JOB = Repeat, exactly and in full, the lines of the listing below, but without any pictures.

[start]

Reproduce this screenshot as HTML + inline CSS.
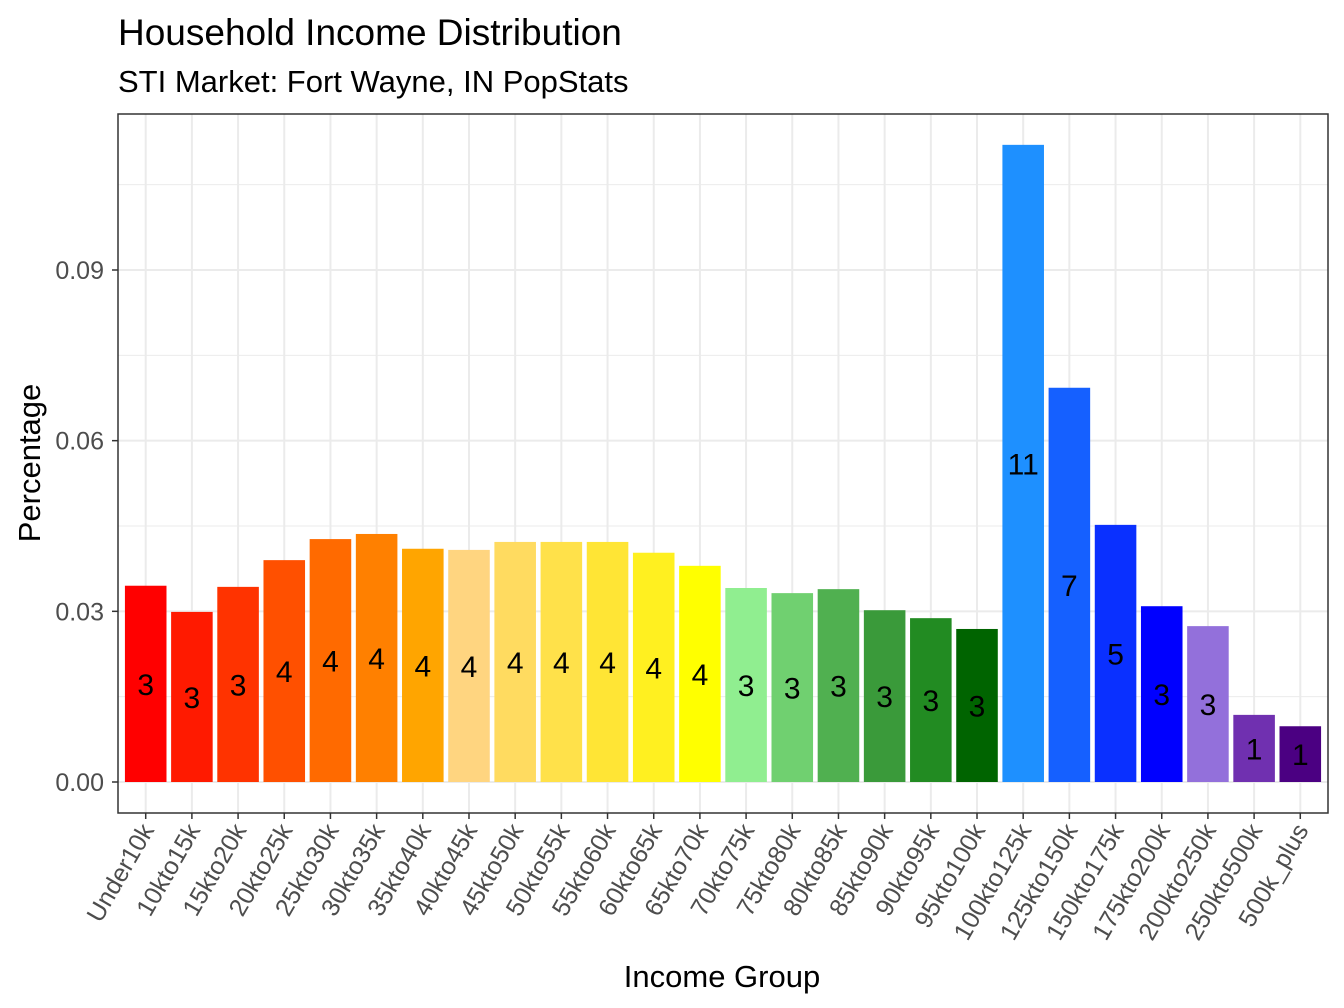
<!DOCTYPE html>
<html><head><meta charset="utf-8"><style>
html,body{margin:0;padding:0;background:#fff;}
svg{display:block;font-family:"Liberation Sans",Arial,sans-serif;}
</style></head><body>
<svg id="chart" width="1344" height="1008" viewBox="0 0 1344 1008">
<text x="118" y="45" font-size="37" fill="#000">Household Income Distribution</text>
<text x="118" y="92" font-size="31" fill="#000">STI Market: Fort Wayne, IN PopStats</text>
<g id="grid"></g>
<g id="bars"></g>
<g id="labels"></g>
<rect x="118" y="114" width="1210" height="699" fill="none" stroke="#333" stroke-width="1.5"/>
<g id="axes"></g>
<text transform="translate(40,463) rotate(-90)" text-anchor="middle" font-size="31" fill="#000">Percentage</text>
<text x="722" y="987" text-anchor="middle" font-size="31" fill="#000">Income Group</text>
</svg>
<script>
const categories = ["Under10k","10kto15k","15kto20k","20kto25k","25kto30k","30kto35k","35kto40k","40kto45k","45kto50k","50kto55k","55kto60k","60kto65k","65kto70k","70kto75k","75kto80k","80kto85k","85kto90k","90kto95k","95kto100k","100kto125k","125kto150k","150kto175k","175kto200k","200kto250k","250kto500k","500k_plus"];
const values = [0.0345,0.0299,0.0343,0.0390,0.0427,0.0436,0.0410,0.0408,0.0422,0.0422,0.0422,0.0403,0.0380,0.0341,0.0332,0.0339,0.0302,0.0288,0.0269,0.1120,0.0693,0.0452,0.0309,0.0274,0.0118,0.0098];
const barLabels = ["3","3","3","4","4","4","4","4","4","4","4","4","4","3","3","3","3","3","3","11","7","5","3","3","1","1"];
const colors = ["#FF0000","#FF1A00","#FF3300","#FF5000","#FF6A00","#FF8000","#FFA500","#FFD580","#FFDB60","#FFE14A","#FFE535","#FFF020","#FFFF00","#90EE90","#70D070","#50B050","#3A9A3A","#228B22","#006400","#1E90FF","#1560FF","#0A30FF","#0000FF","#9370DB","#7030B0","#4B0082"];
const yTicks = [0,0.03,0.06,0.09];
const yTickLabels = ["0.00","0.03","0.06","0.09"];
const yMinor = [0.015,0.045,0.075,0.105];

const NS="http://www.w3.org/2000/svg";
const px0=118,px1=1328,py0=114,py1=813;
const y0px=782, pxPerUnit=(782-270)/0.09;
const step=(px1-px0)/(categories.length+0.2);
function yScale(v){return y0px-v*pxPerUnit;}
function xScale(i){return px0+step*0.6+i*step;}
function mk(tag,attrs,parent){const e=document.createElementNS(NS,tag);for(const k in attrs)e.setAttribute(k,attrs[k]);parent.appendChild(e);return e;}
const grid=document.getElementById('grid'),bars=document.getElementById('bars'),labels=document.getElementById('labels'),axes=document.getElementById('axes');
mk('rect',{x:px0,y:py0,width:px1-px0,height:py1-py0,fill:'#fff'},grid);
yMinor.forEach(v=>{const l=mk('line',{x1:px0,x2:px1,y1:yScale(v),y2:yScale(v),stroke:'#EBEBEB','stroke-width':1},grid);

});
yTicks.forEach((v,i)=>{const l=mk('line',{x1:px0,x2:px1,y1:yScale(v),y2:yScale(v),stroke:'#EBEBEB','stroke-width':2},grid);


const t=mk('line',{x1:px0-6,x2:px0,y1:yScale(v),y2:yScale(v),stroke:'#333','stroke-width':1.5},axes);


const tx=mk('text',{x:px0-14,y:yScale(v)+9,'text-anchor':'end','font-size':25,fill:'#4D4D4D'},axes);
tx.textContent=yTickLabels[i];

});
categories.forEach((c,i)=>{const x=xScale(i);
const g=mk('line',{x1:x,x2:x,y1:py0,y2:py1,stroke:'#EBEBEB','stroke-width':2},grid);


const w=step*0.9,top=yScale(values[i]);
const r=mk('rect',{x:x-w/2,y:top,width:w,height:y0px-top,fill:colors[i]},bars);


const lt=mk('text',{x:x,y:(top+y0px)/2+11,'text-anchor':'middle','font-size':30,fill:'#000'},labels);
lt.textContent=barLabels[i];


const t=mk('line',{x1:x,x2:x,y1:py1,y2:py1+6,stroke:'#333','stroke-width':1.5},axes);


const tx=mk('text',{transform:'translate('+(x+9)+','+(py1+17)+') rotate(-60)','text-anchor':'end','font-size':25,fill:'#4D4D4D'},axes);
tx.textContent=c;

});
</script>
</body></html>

[end]

FULL ANSWER =
Reproduce this screenshot as HTML + inline CSS.
<!DOCTYPE html>
<html><head><meta charset="utf-8"><style>
html,body{margin:0;padding:0;background:#fff;}
svg{display:block;font-family:"Liberation Sans",Arial,sans-serif;}
</style></head><body>
<svg id="chart" width="1344" height="1008" viewBox="0 0 1344 1008">
<text x="118" y="45" font-size="37" fill="#000">Household Income Distribution</text>
<text x="118" y="92" font-size="31" fill="#000">STI Market: Fort Wayne, IN PopStats</text>
<g id="grid"></g>
<g id="bars"></g>
<g id="labels"></g>
<rect x="118" y="114" width="1210" height="699" fill="none" stroke="#333" stroke-width="1.5"/>
<g id="axes"></g>
<text transform="translate(40,463) rotate(-90)" text-anchor="middle" font-size="31" fill="#000">Percentage</text>
<text x="722" y="987" text-anchor="middle" font-size="31" fill="#000">Income Group</text>
</svg>
<script>
const categories = ["Under10k","10kto15k","15kto20k","20kto25k","25kto30k","30kto35k","35kto40k","40kto45k","45kto50k","50kto55k","55kto60k","60kto65k","65kto70k","70kto75k","75kto80k","80kto85k","85kto90k","90kto95k","95kto100k","100kto125k","125kto150k","150kto175k","175kto200k","200kto250k","250kto500k","500k_plus"];
const values = [0.0345,0.0299,0.0343,0.0390,0.0427,0.0436,0.0410,0.0408,0.0422,0.0422,0.0422,0.0403,0.0380,0.0341,0.0332,0.0339,0.0302,0.0288,0.0269,0.1120,0.0693,0.0452,0.0309,0.0274,0.0118,0.0098];
const barLabels = ["3","3","3","4","4","4","4","4","4","4","4","4","4","3","3","3","3","3","3","11","7","5","3","3","1","1"];
const colors = ["#FF0000","#FF1A00","#FF3300","#FF5000","#FF6A00","#FF8000","#FFA500","#FFD580","#FFDB60","#FFE14A","#FFE535","#FFF020","#FFFF00","#90EE90","#70D070","#50B050","#3A9A3A","#228B22","#006400","#1E90FF","#1560FF","#0A30FF","#0000FF","#9370DB","#7030B0","#4B0082"];
const yTicks = [0,0.03,0.06,0.09];
const yTickLabels = ["0.00","0.03","0.06","0.09"];
const yMinor = [0.015,0.045,0.075,0.105];

const NS="http://www.w3.org/2000/svg";
const px0=118,px1=1328,py0=114,py1=813;
const y0px=782, pxPerUnit=(782-270)/0.09;
const step=(px1-px0)/(categories.length+0.2);
function yScale(v){return y0px-v*pxPerUnit;}
function xScale(i){return px0+step*0.6+i*step;}
function mk(tag,attrs,parent){const e=document.createElementNS(NS,tag);for(const k in attrs)e.setAttribute(k,attrs[k]);parent.appendChild(e);return e;}
const grid=document.getElementById('grid'),bars=document.getElementById('bars'),labels=document.getElementById('labels'),axes=document.getElementById('axes');
mk('rect',{x:px0,y:py0,width:px1-px0,height:py1-py0,fill:'#fff'},grid);
yMinor.forEach(v=>{const l=mk('line',{x1:px0,x2:px1,y1:yScale(v),y2:yScale(v),stroke:'#EBEBEB','stroke-width':1},grid);

});
yTicks.forEach((v,i)=>{const l=mk('line',{x1:px0,x2:px1,y1:yScale(v),y2:yScale(v),stroke:'#EBEBEB','stroke-width':2},grid);


const t=mk('line',{x1:px0-6,x2:px0,y1:yScale(v),y2:yScale(v),stroke:'#333','stroke-width':1.5},axes);


const tx=mk('text',{x:px0-14,y:yScale(v)+9,'text-anchor':'end','font-size':25,fill:'#4D4D4D'},axes);
tx.textContent=yTickLabels[i];

});
categories.forEach((c,i)=>{const x=xScale(i);
const g=mk('line',{x1:x,x2:x,y1:py0,y2:py1,stroke:'#EBEBEB','stroke-width':2},grid);


const w=step*0.9,top=yScale(values[i]);
const r=mk('rect',{x:x-w/2,y:top,width:w,height:y0px-top,fill:colors[i]},bars);


const lt=mk('text',{x:x,y:(top+y0px)/2+11,'text-anchor':'middle','font-size':30,fill:'#000'},labels);
lt.textContent=barLabels[i];


const t=mk('line',{x1:x,x2:x,y1:py1,y2:py1+6,stroke:'#333','stroke-width':1.5},axes);


const tx=mk('text',{transform:'translate('+(x+9)+','+(py1+17)+') rotate(-60)','text-anchor':'end','font-size':25,fill:'#4D4D4D'},axes);
tx.textContent=c;

});
</script>
</body></html>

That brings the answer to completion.